→ **Task instructions**: Copy every line of the records below where the word "chart" occurs.
--- Supplied data ---
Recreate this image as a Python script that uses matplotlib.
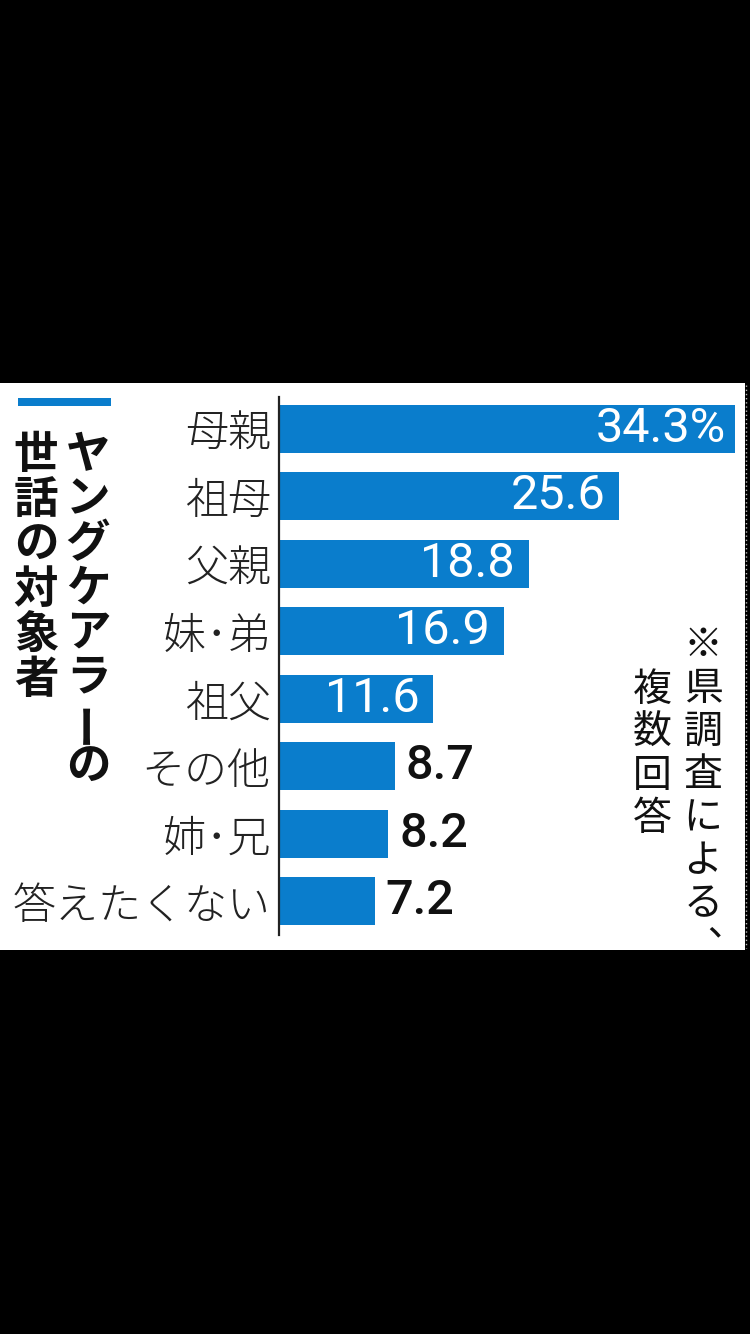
from __future__ import annotations

import matplotlib

matplotlib.use("Agg")
import matplotlib.pyplot as plt
from matplotlib.patches import Rectangle
from matplotlib.lines import Line2D

W, H = 750, 1334
BLUE = "#0a7dcc"
JP = ["Noto Sans CJK JP", "DejaVu Sans"]
NUM = ["Roboto", "DejaVu Sans"]

CATEGORIES = ["母親", "祖母", "父親", "妹･弟", "祖父", "その他", "姉･兄", "答えたくない"]
VALUES = [34.3, 25.6, 18.8, 16.9, 11.6, 8.7, 8.2, 7.2]
VALUE_LABELS = ["34.3%", "25.6", "18.8", "16.9", "11.6", "8.7", "8.2", "7.2"]
INSIDE = [True, True, True, True, True, False, False, False]

TITLE_COLUMNS = ["ヤングケアラーの", "世話の対象者"]
NOTE_COLUMNS = ["※県調査による︑", "複数回答"]


def _fx(x: float) -> float:
    return x / W


def _fy(y: float) -> float:
    return 1 - y / H


def _vertical_text(fig, text: str, x: float, y0: float, step: float, **kw) -> None:
    for i, ch in enumerate(text):
        rot = 90 if ch == "ー" else 0
        fig.text(_fx(x), _fy(y0 + i * step), ch, ha="center", va="center",
                 rotation=rot, family=JP, **kw)


def main() -> None:
    fig = plt.figure(figsize=(W / 100, H / 100), dpi=100, facecolor="black")

    # white panel, drawn below the axes
    fig.patches.append(Rectangle((0, _fy(950)), _fx(745), _fy(383) - _fy(950),
                                 transform=fig.transFigure, facecolor="white",
                                 edgecolor="none", zorder=-5))
    fig.lines.append(Line2D([_fx(746), _fx(746)], [_fy(385), _fy(948)],
                            transform=fig.transFigure, color="#bbbbbb",
                            linestyle=(0, (1, 2)), linewidth=1, zorder=-4))

    left, right, top, bottom = 279, 745, 397, 935
    ax = fig.add_axes([_fx(left), _fy(bottom), _fx(right) - _fx(left), _fy(top) - _fy(bottom)])
    ax.set_facecolor("none")
    ypos = list(range(len(CATEGORIES)))
    ax.barh(ypos, VALUES, height=0.71, color=BLUE, zorder=2)
    ax.set_xlim(0, (right - left) / 13.3)
    ax.set_ylim(len(CATEGORIES) - 0.5, -0.47)
    for side in ["top", "right", "bottom"]:
        ax.spines[side].set_visible(False)
    ax.spines["left"].set_linewidth(1.6)
    ax.spines["left"].set_color("#222222")
    ax.set_xticks([])
    ax.set_yticks(ypos)
    ax.set_yticklabels(CATEGORIES, family=JP, fontsize=31, fontweight="light", color="#222222")
    ax.tick_params(axis="y", length=0, pad=6)

    px = 1 / 13.3  # data units per pixel
    for y, v, lab, inside in zip(ypos, VALUES, VALUE_LABELS, INSIDE):
        if inside:
            pad = 9 if lab.endswith("%") else 14
            ax.text(v - pad * px, y, lab, ha="right", va="center", color="white",
                    fontsize=35, family=NUM, zorder=3)
        else:
            ax.text(v + 11 * px, y, lab, ha="left", va="center", color="#111111",
                    fontsize=35, family=NUM, fontweight="medium", zorder=3)

    # title
    fig.patches.append(Rectangle((_fx(18), _fy(406)), _fx(93), _fy(398) - _fy(406),
                                 transform=fig.transFigure, facecolor=BLUE,
                                 edgecolor="none"))
    _vertical_text(fig, TITLE_COLUMNS[0], 88, 455, 44.5, fontsize=32, fontweight="bold", color="#111111")
    _vertical_text(fig, TITLE_COLUMNS[1], 36, 455, 45, fontsize=32, fontweight="bold", color="#111111")

    # note
    _vertical_text(fig, NOTE_COLUMNS[0], 703, 646, 43, fontsize=28, color="#111111")
    _vertical_text(fig, NOTE_COLUMNS[1], 652, 690, 43, fontsize=28, color="#111111")

    fig.savefig("out.png", dpi=100, facecolor="black")
    plt.close(fig)


if __name__ == "__main__":
    main()
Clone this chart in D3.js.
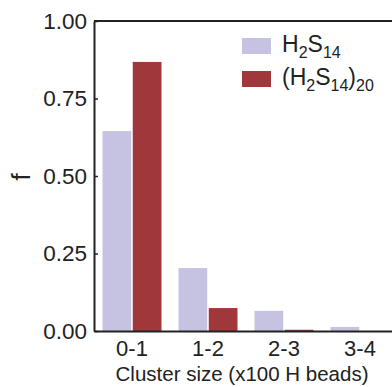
<!DOCTYPE html>
<html>
<head>
<meta charset="utf-8">
<script src="https://cdn.jsdelivr.net/npm/d3@7"></script>
<style>
    body { margin: 0; background: #fff; }
    svg text { font-family: "Liberation Sans", Arial, sans-serif; fill: #222; }
</style>
</head>
<body>
<div id="chart"></div>
<script>
// cluster size bins (x100 H beads)
let categories = ["0-1", "1-2", "2-3", "3-4"];
let seriesKeys = ["single", "pair"];
let singleValues = [0.645, 0.203, 0.065, 0.013];
let pairValues = [0.868, 0.074, 0.004, 0.0];
let yTicks = [0, 0.25, 0.5, 0.75, 1.0];

let colors = {single: "#c6c3e2", pair: "#a0383b"};

let width = 392, height = 387;
let plotLeft = 94, plotTop = 21, plotBottom = 331;

let svg = d3.select("#chart")
    .append("svg")
    .attr("width", width)
    .attr("height", height);

let x = d3.scaleBand()
    .domain(categories)
    .range([plotLeft, plotLeft + 4 * 76])
    .paddingInner(0.224)
    .paddingOuter(0.112);

let xInner = d3.scaleBand()
    .domain(seriesKeys)
    .range([0, x.bandwidth()])
    .paddingInner(0.05);

let y = d3.scaleLinear()
    .domain([0, 1])
    .range([plotBottom, plotTop]);

let rows = categories.map((c, i) => ({cat: c, single: singleValues[i], pair: pairValues[i]}));

let groups = svg.selectAll(".grp")
    .data(rows)
    .enter()
    .append("g")
    .attr("class", "grp")
    .attr("transform", d => "translate(" + x(d.cat) + ",0)");

groups.selectAll("rect")
    .data(d => seriesKeys.map(k => ({key: k, value: d[k]})))
    .enter()
    .append("rect")
    .attr("x", d => xInner(d.key))
    .attr("width", xInner.bandwidth())
    .attr("y", d => y(d.value))
    .attr("height", d => plotBottom - y(d.value))
    .attr("fill", d => colors[d.key]);

// top frame line
svg.append("line")
    .attr("x1", plotLeft).attr("x2", width)
    .attr("y1", plotTop).attr("y2", plotTop)
    .attr("stroke", "#222")
    .attr("stroke-width", 2);

let yAxis = d3.axisLeft(y)
    .tickValues(yTicks)
    .tickFormat(d3.format(".2f"))
    .tickSizeInner(-4)
    .tickSizeOuter(0)
    .tickPadding(7);

let gy = svg.append("g")
    .attr("transform", "translate(" + plotLeft + ",0)")
    .call(yAxis);
gy.select(".domain").attr("stroke", "#222").attr("stroke-width", 2);
gy.selectAll(".tick line").attr("stroke", "#222").attr("stroke-width", 1.5);
gy.selectAll("text").style("font-size", "22.5px").attr("fill", "#222");

let xAxis = d3.axisBottom(x)
    .tickSizeInner(0)
    .tickSizeOuter(0)
    .tickPadding(9);

let gx = svg.append("g")
    .attr("transform", "translate(0," + plotBottom + ")")
    .call(xAxis);
gx.select(".domain").attr("stroke", "#222").attr("stroke-width", 2);
gx.selectAll("text").style("font-size", "22px").attr("fill", "#222");

svg.append("text")
    .attr("x", 242)
    .attr("y", 381)
    .attr("text-anchor", "middle")
    .style("font-size", "20.5px")
    .text("Cluster size (x100 H beads)");

svg.append("text")
    .attr("transform", "translate(30,177) rotate(-90)")
    .attr("text-anchor", "middle")
    .style("font-size", "26px")
    .text("f");

// legend
let legend = svg.append("g");

legend.append("rect")
    .attr("x", 242).attr("y", 38)
    .attr("width", 29).attr("height", 16)
    .attr("fill", colors.single);

legend.append("rect")
    .attr("x", 242).attr("y", 71)
    .attr("width", 29).attr("height", 16)
    .attr("fill", colors.pair);

let t1 = legend.append("text")
    .attr("x", 282).attr("y", 52)
    .style("font-size", "23px");
t1.append("tspan").text("H");
t1.append("tspan").attr("dy", 6).style("font-size", "16px").text("2");
t1.append("tspan").attr("dy", -6).text("S");
t1.append("tspan").attr("dy", 6).style("font-size", "16px").text("14");

let t2 = legend.append("text")
    .attr("x", 282).attr("y", 85)
    .style("font-size", "23px");
t2.append("tspan").text("(H");
t2.append("tspan").attr("dy", 6).style("font-size", "16px").text("2");
t2.append("tspan").attr("dy", -6).text("S");
t2.append("tspan").attr("dy", 6).style("font-size", "16px").text("14");
t2.append("tspan").attr("dy", -6).text(")");
t2.append("tspan").attr("dy", 6).style("font-size", "16px").text("20");
</script>
</body>
</html>
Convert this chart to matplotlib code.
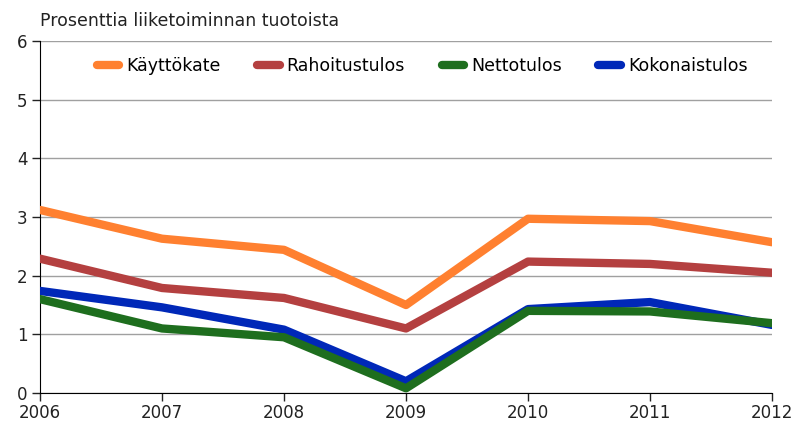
import numpy as np
import matplotlib
matplotlib.use('Agg')
import matplotlib.pyplot as plt

# data
years = [2006, 2007, 2008, 2009, 2010, 2011, 2012]
kayttokate = [3.12, 2.63, 2.44, 1.50, 2.97, 2.93, 2.57]
rahoitustulos = [2.29, 1.79, 1.62, 1.10, 2.24, 2.20, 2.05]
nettotulos = [1.60, 1.10, 0.95, 0.08, 1.40, 1.39, 1.19]
kokonaistulos = [1.74, 1.46, 1.08, 0.20, 1.43, 1.55, 1.16]

names = ['Käyttökate', 'Rahoitustulos', 'Nettotulos', 'Kokonaistulos']
colors = ['#ff8030', '#b44040', '#1e6e1e', '#0028b8']

plt.rcParams['font.family'] = ['DejaVu Sans']

fig = plt.figure(figsize=(7.94, 4.30), dpi=100)
ax = fig.add_axes([40/794, 1-393/430, (772-40)/794, (393-41)/430])

# blue drawn under green, like in the original
series = [kayttokate, rahoitustulos, kokonaistulos, nettotulos]
order = [0, 1, 3, 2]
lines = {}
for s, i in zip(series, order):
    ln, = ax.plot(years, s, color=colors[i], lw=6, solid_capstyle='round',
                  solid_joinstyle='round', label=names[i], zorder=3)
    lines[i] = ln

ax.set_xlim(2006, 2012)
ax.set_ylim(0, 6)
ax.set_xticks(years)
ax.set_yticks(range(0, 7))
ax.yaxis.grid(True, color='#a0a0a0', lw=1.0)
ax.set_axisbelow(True)
for sp in ['top', 'right']:
    ax.spines[sp].set_visible(False)
ax.spines['left'].set_color('black')
ax.spines['bottom'].set_color('black')
ax.tick_params(axis='both', direction='out', length=6, width=1,
               labelsize=12, colors='#222222', pad=3)
ax.tick_params(axis='x', pad=2)

ax.text(0, 1.03, 'Prosenttia liiketoiminnan tuotoista', transform=ax.transAxes,
        fontsize=12.5, ha='left', va='bottom', color='#222222')

leg = ax.legend([lines[i] for i in range(4)], names, loc='upper center',
                bbox_to_anchor=(0.522, 1.0), ncol=4, frameon=False,
                fontsize=12.5, handlelength=1.3, handletextpad=0.4,
                columnspacing=2.1)
for h in leg.legend_handles:
    h.set_linewidth(6)

fig.savefig('out.png', dpi=100)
---
→ **Exercise solution**:
Clone this chart in D3.js.
<div id="chart"></div>
let svg = d3.select("#chart")
Convert this chart to matplotlib code.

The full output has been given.